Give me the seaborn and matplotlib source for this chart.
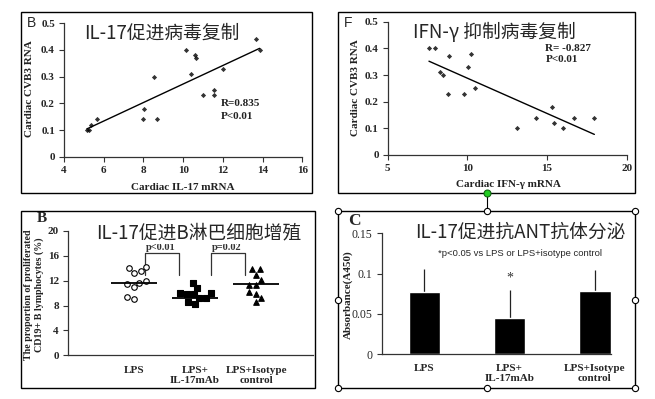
import numpy as np
import pandas as pd
import seaborn as sns
import matplotlib
matplotlib.use("Agg")
import matplotlib.pyplot as plt
from matplotlib.lines import Line2D
from matplotlib.patches import Rectangle

# --- data ---
# panel B (top left): IL-17 vs CVB3
il17_mrna = [5.15, 5.28, 5.35, 5.65, 7.97, 8.05, 8.55, 8.67, 10.15, 10.4, 10.6, 10.64, 11.0, 11.53, 11.53, 12.03, 13.68, 13.85]
cvb3_vs_il17 = [0.10, 0.10, 0.12, 0.14, 0.14, 0.18, 0.30, 0.14, 0.40, 0.31, 0.38, 0.37, 0.23, 0.25, 0.23, 0.33, 0.44, 0.40]

# panel F (top right): IFN-gamma vs CVB3
ifng_mrna = [7.59, 7.97, 8.28, 8.49, 8.87, 8.81, 9.79, 10.06, 10.21, 10.48, 13.14, 14.29, 15.29, 15.46, 16.02, 16.69, 17.97]
cvb3_vs_ifng = [0.40, 0.40, 0.31, 0.30, 0.37, 0.23, 0.23, 0.33, 0.38, 0.25, 0.10, 0.14, 0.18, 0.12, 0.10, 0.14, 0.14]

# panel B (bottom left): proliferated CD19+ B cells (%)
b_groups = ["LPS", "LPS+IL-17mAb", "LPS+Isotype control"]
b_lps = [14.2, 14.0, 13.5, 13.3, 11.9, 11.7, 11.4, 11.0, 9.4, 9.0]
b_mab = [11.6, 10.8, 10.1, 10.1, 9.9, 9.9, 9.3, 9.2, 8.5, 8.3]
b_iso = [13.85, 13.85, 13.0, 12.1, 11.3, 11.3, 10.2, 9.9, 9.3, 8.6]
b_lines = [11.6, 9.3, 11.5]

# panel C (bottom right): anti-ANT antibody absorbance
c_means = [0.077, 0.045, 0.078]
c_sd = [0.029, 0.035, 0.027]

tick_names = ["LPS", "LPS+\nIL-17mAb", "LPS+Isotype\ncontrol"]

W, H = 655, 399
cjk = ["Noto Sans CJK SC", "DejaVu Sans"]
serif = "Liberation Serif"

sns.set_theme(style="ticks")
plt.rcParams["font.family"] = [serif, "DejaVu Sans"]


def rect(l, t, r, b):  # pixel box -> figure fraction
    return [l / W, 1 - b / H, (r - l) / W, (b - t) / H]


def px(x, y):
    return x / W, 1 - y / H


def style_axes(ax, bold=True, size=8):
    sns.despine(ax=ax)
    for s in ["left", "bottom"]:
        ax.spines[s].set_color("#333333")
        ax.spines[s].set_linewidth(0.9)
    ax.tick_params(direction="out", length=3.5, width=0.8, color="#333333", pad=3, labelsize=size)
    for lab in ax.get_xticklabels() + ax.get_yticklabels():
        lab.set_family(serif)
        lab.set_fontweight("bold" if bold else "normal")


fig = plt.figure(figsize=(W / 100, H / 100), dpi=100)

# ---- top left scatter ----
ax1 = fig.add_axes(rect(64, 23.3, 302.3, 156.7))
sns.regplot(x=il17_mrna, y=cvb3_vs_il17, ci=None, marker="D", color="black",
            scatter_kws={"s": 7, "linewidths": 0}, line_kws={"lw": 1}, ax=ax1)
ax1.set_xlim(4, 16)
ax1.set_ylim(0, 0.5)
ax1.set_xticks(range(4, 17, 2))
ax1.set_yticks([0, 0.1, 0.2, 0.3, 0.4, 0.5])
ax1.set_yticklabels(["0", "0.1", "0.2", "0.3", "0.4", "0.5"])
style_axes(ax1)
ax1.text(11.9, 0.20, "R=0.835", fontsize=8, fontweight="bold", va="center", color="#222222")
ax1.text(11.9, 0.15, "P<0.01", fontsize=8, fontweight="bold", va="center", color="#222222")

# ---- top right scatter ----
ax2 = fig.add_axes(rect(387.7, 21.7, 626.7, 155))
sns.regplot(x=ifng_mrna, y=cvb3_vs_ifng, ci=None, marker="D", color="black",
            scatter_kws={"s": 7, "linewidths": 0}, line_kws={"lw": 1}, ax=ax2)
ax2.set_xlim(5, 20)
ax2.set_ylim(0, 0.5)
ax2.set_xticks([5, 10, 15, 20])
ax2.set_yticks([0, 0.1, 0.2, 0.3, 0.4, 0.5])
ax2.set_yticklabels(["0", "0.1", "0.2", "0.3", "0.4", "0.5"])
style_axes(ax2)
ax2.text(14.9, 0.40, "R= -0.827", fontsize=8, fontweight="bold", va="center", color="#222222")
ax2.text(14.9, 0.358, "P<0.01", fontsize=8, fontweight="bold", va="center", color="#222222")

# ---- bottom left dot plot ----
ax3 = fig.add_axes(rect(68, 231, 313, 355.3))
df_b = pd.DataFrame({
    "group": [b_groups[0]] * len(b_lps) + [b_groups[1]] * len(b_mab) + [b_groups[2]] * len(b_iso),
    "value": b_lps + b_mab + b_iso,
})
looks = [("o", "white"), ("s", "black"), ("^", "black")]
for g, (mk, face) in zip(b_groups, looks):
    sns.swarmplot(data=df_b[df_b["group"] == g], x="group", y="value", order=b_groups,
                  marker=mk, color=face, edgecolor="black", linewidth=0.8, size=4, ax=ax3)
for i, m in enumerate(b_lines):
    ax3.hlines(m, i - 0.38, i + 0.38, color="black", lw=1.3, zorder=5)
ax3.plot([0.18, 0.18, 0.73, 0.73], [12.9, 16.5, 16.5, 12.9], color="#333333", lw=0.9)
ax3.plot([1.26, 1.26, 1.82, 1.82], [12.9, 16.5, 16.5, 12.9], color="#333333", lw=0.9)
ax3.text(0.44, 17.4, "p<0.01", ha="center", va="center", fontsize=7.5, fontweight="bold", color="#333333")
ax3.text(1.52, 17.4, "p=0.02", ha="center", va="center", fontsize=7.5, fontweight="bold", color="#333333")
ax3.set_xlim(-1.08, 2.93)
ax3.set_ylim(0, 20)
ax3.set_yticks(range(0, 21, 4))
ax3.set_xticks([0, 1, 2])
ax3.set_xticklabels(tick_names, linespacing=1.1)
ax3.set_xlabel("")
ax3.set_ylabel("")
style_axes(ax3)
ax3.tick_params(axis="x", length=0, pad=8)

# ---- bottom right bar chart ----
ax4 = fig.add_axes(rect(381.7, 233.3, 611, 354.3))
sns.barplot(x=b_groups, y=c_means, color="black", saturation=1, width=0.37, errorbar=None, ax=ax4)
ax4.errorbar(x=[0, 1, 2], y=c_means, yerr=[[0, 0, 0], c_sd], fmt="none", ecolor="#222222",
             elinewidth=0.9, capsize=0, zorder=0)
ax4.text(1, 0.094, "*", ha="center", va="center", fontsize=10, color="#333333")
ax4.set_xlim(-0.5, 2.19)
ax4.set_ylim(0, 0.15)
ax4.set_yticks([0, 0.05, 0.1, 0.15])
ax4.set_yticklabels(["0", "0.05", "0.1", "0.15"])
ax4.set_xticks([0, 1, 2])
ax4.set_xticklabels(tick_names, linespacing=1.1)
style_axes(ax4, bold=False, size=8.5)
for lab in ax4.get_xticklabels():
    lab.set_fontweight("bold")
    lab.set_fontsize(8)
ax4.tick_params(axis="x", length=0, pad=7)

# ---- axis labels ----
lab_kw = dict(family=serif, fontweight="bold", fontsize=8, ha="center", va="center", color="#222222")
fig.text(*px(30, 89), "Cardiac CVB3 RNA", rotation=90, **lab_kw)
fig.text(*px(183, 188), "Cardiac IL-17 mRNA", **lab_kw)
fig.text(*px(355, 88), "Cardiac CVB3 RNA", rotation=90, **lab_kw)
fig.text(*px(508, 185), "Cardiac IFN-γ mRNA", **lab_kw)
fig.text(*px(34, 295), "The proportion of proliferated\nCD19+ B lymphocytes (%)", rotation=90,
         linespacing=1.25, **{**lab_kw, "fontsize": 7.2})
fig.text(*px(348, 295), "Absorbance(A450)", rotation=90, **lab_kw)

# ---- titles and panel letters ----
tbox = dict(facecolor="white", edgecolor="none", pad=0)
fig.text(*px(162, 33), "IL-17促进病毒复制", family=cjk, fontsize=13.5, ha="center", va="center", bbox=tbox)
fig.text(*px(494, 32), "IFN-γ 抑制病毒复制", family=cjk, fontsize=13.5, ha="center", va="center", bbox=tbox)
fig.text(*px(199, 233), "IL-17促进B淋巴细胞增殖", family=cjk, fontsize=13.5, ha="center", va="center", bbox=tbox)
fig.text(*px(520, 232), "IL-17促进抗ANT抗体分泌", family=cjk, fontsize=13.5, ha="center", va="center", bbox=tbox)
fig.text(*px(520, 254), "*p<0.05 vs LPS or LPS+isotype control", family="Liberation Sans",
         fontsize=6.8, ha="center", va="center", zorder=6)

fig.text(*px(27, 23), "B", family="Liberation Sans", fontsize=10, ha="left", va="center")
fig.text(*px(344, 23), "F", family="Liberation Sans", fontsize=10, ha="left", va="center")
fig.text(*px(37, 219), "B", family=serif, fontweight="bold", fontsize=11, ha="left", va="center")
fig.text(*px(348, 221), "C", family=serif, fontweight="bold", fontsize=12.5, ha="left", va="center")

# ---- panel frames ----
for (l, t, r, b) in [(21, 12, 312, 193), (338, 12, 635, 193), (21, 211, 315, 388), (338, 211, 635, 388)]:
    fig.add_artist(Rectangle((l / W, 1 - b / H), (r - l) / W, (b - t) / H, transform=fig.transFigure,
                             fill=False, edgecolor="black", lw=1, zorder=8))

# selection handles around the bottom right panel
fig.add_artist(Line2D([487 / W, 487 / W], [1 - 193 / H, 1 - 211 / H], transform=fig.transFigure,
                      color="black", lw=0.8, zorder=9))
hx = [338, 487, 635, 338, 635, 338, 487, 635]
hy = [211, 211, 211, 300, 300, 388, 388, 388]
fig.add_artist(Line2D([x / W for x in hx], [1 - y / H for y in hy], transform=fig.transFigure, ls="none",
                      marker="o", markersize=4.5, mfc="white", mec="black", mew=0.8, zorder=10))
fig.add_artist(Line2D([487 / W], [1 - 193 / H], transform=fig.transFigure, ls="none",
                      marker="o", markersize=5, mfc="#22cc22", mec="#116611", mew=0.8, zorder=10))

fig.savefig("out.png", dpi=100)
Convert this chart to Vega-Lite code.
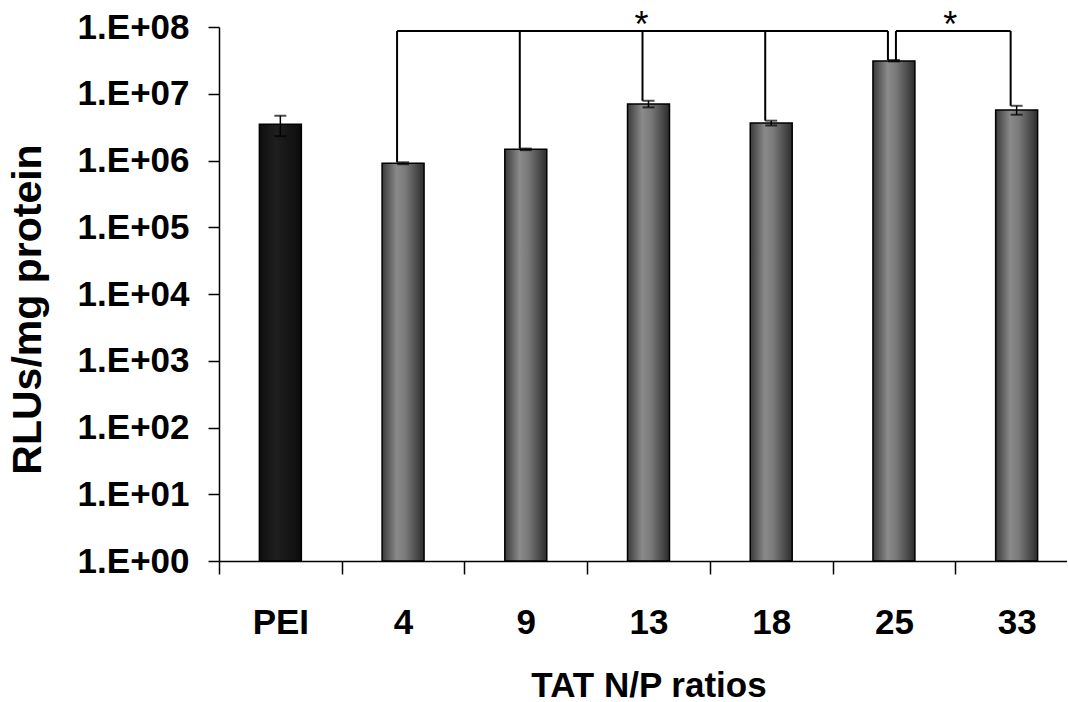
{
  "$schema": "https://vega.github.io/schema/vega-lite/v6.json",
  "width": 848,
  "height": 534,
  "autosize": "none",
  "padding": {"left": 219, "top": 27, "right": 0, "bottom": 141},
  "background": "white",
  "config": {"view": {"stroke": null}, "font": "Liberation Sans"},
  "datasets": {
    "bars": [
      {"ratio": "PEI", "rlu": 3500000, "lo": 2300000, "hi": 4700000, "group": "PEI", "base": 1},
      {"ratio": "4", "rlu": 910000, "lo": 880000, "hi": 940000, "group": "TAT", "base": 1},
      {"ratio": "9", "rlu": 1470000, "lo": 1430000, "hi": 1510000, "group": "TAT", "base": 1},
      {"ratio": "13", "rlu": 7000000, "lo": 6250000, "hi": 7850000, "group": "TAT", "base": 1},
      {"ratio": "18", "rlu": 3650000, "lo": 3350000, "hi": 3950000, "group": "TAT", "base": 1},
      {"ratio": "25", "rlu": 31000000, "lo": 30500000, "hi": 32000000, "group": "TAT", "base": 1},
      {"ratio": "33", "rlu": 5700000, "lo": 4850000, "hi": 6600000, "group": "TAT", "base": 1}
    ],
    "dropsA": [
      {"ratio": "4", "top": 87000000, "bottom": 940000},
      {"ratio": "9", "top": 87000000, "bottom": 1510000},
      {"ratio": "13", "top": 87000000, "bottom": 7850000},
      {"ratio": "18", "top": 87000000, "bottom": 3950000},
      {"ratio": "25", "top": 87000000, "bottom": 32000000},
      {"ratio": "33", "top": 87000000, "bottom": 6600000}
    ],
    "dropsB": [
      {"ratio": "25", "top": 87000000, "bottom": 32000000}
    ],
    "bracket1": [{"from": "4", "to": "25", "y": 87000000}],
    "bracket2": [{"from": "25", "to": "33", "y": 87000000}],
    "starCenter": [{"at": "13", "y": 70000000, "label": "*"}],
    "starEdge": [{"at": "33", "y": 70000000, "label": "*"}]
  },
  "layer": [
    {
      "data": {"name": "bars"},
      "transform": [{"filter": "datum.group === 'TAT'"}],
      "mark": {"type": "bar", "width": {"band": 0.342}, "stroke": "black", "strokeWidth": 1.5,
        "fill": {"gradient": "linear", "x1": 0, "x2": 1, "y1": 0, "y2": 0,
          "stops": [{"offset": 0, "color": "#3a3a3a"}, {"offset": 0.35, "color": "#8a8a8a"}, {"offset": 0.55, "color": "#7a7a7a"}, {"offset": 1, "color": "#2c2c2c"}]}},
      "encoding": {
        "x": {
          "field": "ratio", "type": "nominal",
          "scale": {"domain": ["PEI", "4", "9", "13", "18", "25", "33"], "paddingInner": 0, "paddingOuter": 0, "range": [0, 859]},
          "axis": {
            "tickBand": "extent", "tickSize": 13, "tickColor": "black", "tickWidth": 1.5,
            "domainColor": "black", "domainWidth": 1.5,
            "labelAngle": 0, "labelFont": "Liberation Sans", "labelFontSize": 35, "labelFontWeight": "bold",
            "labelColor": "black", "labelBaseline": "alphabetic", "labelPadding": 59,
            "title": "TAT N/P ratios", "titleFont": "Liberation Sans", "titleFontSize": 35,
            "titleFontWeight": "bold", "titleColor": "black", "titleBaseline": "alphabetic", "titleY": 135
          }
        },
        "y": {
          "field": "rlu", "type": "quantitative",
          "scale": {"type": "log", "domain": [1, 100000000], "nice": false},
          "axis": {
            "values": [1, 10, 100, 1000, 10000, 100000, 1000000, 10000000, 100000000],
            "labelExpr": "'1.E+0' + round(log(datum.value) / LN10)",
            "labelFont": "Liberation Sans", "labelFontSize": 35, "labelFontWeight": "bold",
            "labelColor": "black", "labelPadding": 19, "labelOverlap": false, "labelFlush": false,
            "tickSize": 11, "tickColor": "black", "tickWidth": 1.5,
            "domainColor": "black", "domainWidth": 1.5, "grid": false,
            "title": "RLUs/mg protein", "titleFont": "Liberation Sans", "titleFontSize": 41,
            "titleFontWeight": "bold", "titleColor": "black", "titleAngle": -90,
            "titleX": -179, "titleY": 282, "titleBaseline": "alphabetic", "titleAlign": "center"
          }
        },
        "y2": {"field": "base"}
      }
    },
    {
      "data": {"name": "bars"},
      "transform": [{"filter": "datum.group === 'PEI'"}],
      "mark": {"type": "bar", "width": {"band": 0.342}, "stroke": "black", "strokeWidth": 1.5,
        "fill": {"gradient": "linear", "x1": 0, "x2": 1, "y1": 0, "y2": 0,
          "stops": [{"offset": 0, "color": "#0e0e0e"}, {"offset": 0.4, "color": "#1f1f1f"}, {"offset": 1, "color": "#0c0c0c"}]}},
      "encoding": {
        "x": {"field": "ratio", "type": "nominal", "scale": {"domain": ["PEI", "4", "9", "13", "18", "25", "33"]}},
        "y": {"field": "rlu", "type": "quantitative"},
        "y2": {"field": "base"}
      }
    },
    {
      "data": {"name": "bars"},
      "mark": {"type": "rule", "color": "black", "strokeWidth": 1.5},
      "encoding": {
        "x": {"field": "ratio", "type": "nominal", "scale": {"domain": ["PEI", "4", "9", "13", "18", "25", "33"]}},
        "y": {"field": "lo", "type": "quantitative"},
        "y2": {"field": "hi"}
      }
    },
    {
      "data": {"name": "bars"},
      "mark": {"type": "tick", "color": "black", "size": 12, "thickness": 2},
      "encoding": {
        "x": {"field": "ratio", "type": "nominal", "scale": {"domain": ["PEI", "4", "9", "13", "18", "25", "33"]}},
        "y": {"field": "hi", "type": "quantitative"}
      }
    },
    {
      "data": {"name": "bars"},
      "mark": {"type": "tick", "color": "black", "size": 12, "thickness": 2},
      "encoding": {
        "x": {"field": "ratio", "type": "nominal", "scale": {"domain": ["PEI", "4", "9", "13", "18", "25", "33"]}},
        "y": {"field": "lo", "type": "quantitative"}
      }
    },
    {
      "data": {"name": "dropsA"},
      "mark": {"type": "rule", "color": "black", "strokeWidth": 2, "xOffset": -6},
      "encoding": {
        "x": {"field": "ratio", "type": "nominal", "scale": {"domain": ["PEI", "4", "9", "13", "18", "25", "33"]}},
        "y": {"field": "top", "type": "quantitative"},
        "y2": {"field": "bottom"}
      }
    },
    {
      "data": {"name": "dropsB"},
      "mark": {"type": "rule", "color": "black", "strokeWidth": 2, "xOffset": 2},
      "encoding": {
        "x": {"field": "ratio", "type": "nominal", "scale": {"domain": ["PEI", "4", "9", "13", "18", "25", "33"]}},
        "y": {"field": "top", "type": "quantitative"},
        "y2": {"field": "bottom"}
      }
    },
    {
      "data": {"name": "bracket1"},
      "mark": {"type": "rule", "color": "black", "strokeWidth": 2, "xOffset": -6, "x2Offset": -6},
      "encoding": {
        "x": {"field": "from", "type": "nominal", "scale": {"domain": ["PEI", "4", "9", "13", "18", "25", "33"]}},
        "x2": {"field": "to"},
        "y": {"field": "y", "type": "quantitative"}
      }
    },
    {
      "data": {"name": "bracket2"},
      "mark": {"type": "rule", "color": "black", "strokeWidth": 2, "xOffset": 2, "x2Offset": -6},
      "encoding": {
        "x": {"field": "from", "type": "nominal", "scale": {"domain": ["PEI", "4", "9", "13", "18", "25", "33"]}},
        "x2": {"field": "to"},
        "y": {"field": "y", "type": "quantitative"}
      }
    },
    {
      "data": {"name": "starCenter"},
      "mark": {"type": "text", "font": "Liberation Sans", "fontSize": 36, "color": "black", "baseline": "alphabetic", "align": "center", "xOffset": -7},
      "encoding": {
        "x": {"field": "at", "type": "nominal", "scale": {"domain": ["PEI", "4", "9", "13", "18", "25", "33"]}},
        "y": {"field": "y", "type": "quantitative"},
        "text": {"field": "label"}
      }
    },
    {
      "data": {"name": "starEdge"},
      "mark": {"type": "text", "font": "Liberation Sans", "fontSize": 36, "color": "black", "baseline": "alphabetic", "align": "center", "xOffset": -5},
      "encoding": {
        "x": {"field": "at", "type": "nominal", "bandPosition": 0, "scale": {"domain": ["PEI", "4", "9", "13", "18", "25", "33"]}},
        "y": {"field": "y", "type": "quantitative"},
        "text": {"field": "label"}
      }
    }
  ]
}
+ + + + + + +
Short exercise
Exactly reproduce the run of lines from the start of the listing through the line with "c_sd = [0.029, 0.035, 0.027]", inclusive; pictures are not copied.

Answer to this problem
Give me the seaborn and matplotlib source for this chart.
import numpy as np
import pandas as pd
import seaborn as sns
import matplotlib
matplotlib.use("Agg")
import matplotlib.pyplot as plt
from matplotlib.lines import Line2D
from matplotlib.patches import Rectangle

# --- data ---
# panel B (top left): IL-17 vs CVB3
il17_mrna = [5.15, 5.28, 5.35, 5.65, 7.97, 8.05, 8.55, 8.67, 10.15, 10.4, 10.6, 10.64, 11.0, 11.53, 11.53, 12.03, 13.68, 13.85]
cvb3_vs_il17 = [0.10, 0.10, 0.12, 0.14, 0.14, 0.18, 0.30, 0.14, 0.40, 0.31, 0.38, 0.37, 0.23, 0.25, 0.23, 0.33, 0.44, 0.40]

# panel F (top right): IFN-gamma vs CVB3
ifng_mrna = [7.59, 7.97, 8.28, 8.49, 8.87, 8.81, 9.79, 10.06, 10.21, 10.48, 13.14, 14.29, 15.29, 15.46, 16.02, 16.69, 17.97]
cvb3_vs_ifng = [0.40, 0.40, 0.31, 0.30, 0.37, 0.23, 0.23, 0.33, 0.38, 0.25, 0.10, 0.14, 0.18, 0.12, 0.10, 0.14, 0.14]

# panel B (bottom left): proliferated CD19+ B cells (%)
b_groups = ["LPS", "LPS+IL-17mAb", "LPS+Isotype control"]
b_lps = [14.2, 14.0, 13.5, 13.3, 11.9, 11.7, 11.4, 11.0, 9.4, 9.0]
b_mab = [11.6, 10.8, 10.1, 10.1, 9.9, 9.9, 9.3, 9.2, 8.5, 8.3]
b_iso = [13.85, 13.85, 13.0, 12.1, 11.3, 11.3, 10.2, 9.9, 9.3, 8.6]
b_lines = [11.6, 9.3, 11.5]

# panel C (bottom right): anti-ANT antibody absorbance
c_means = [0.077, 0.045, 0.078]
c_sd = [0.029, 0.035, 0.027]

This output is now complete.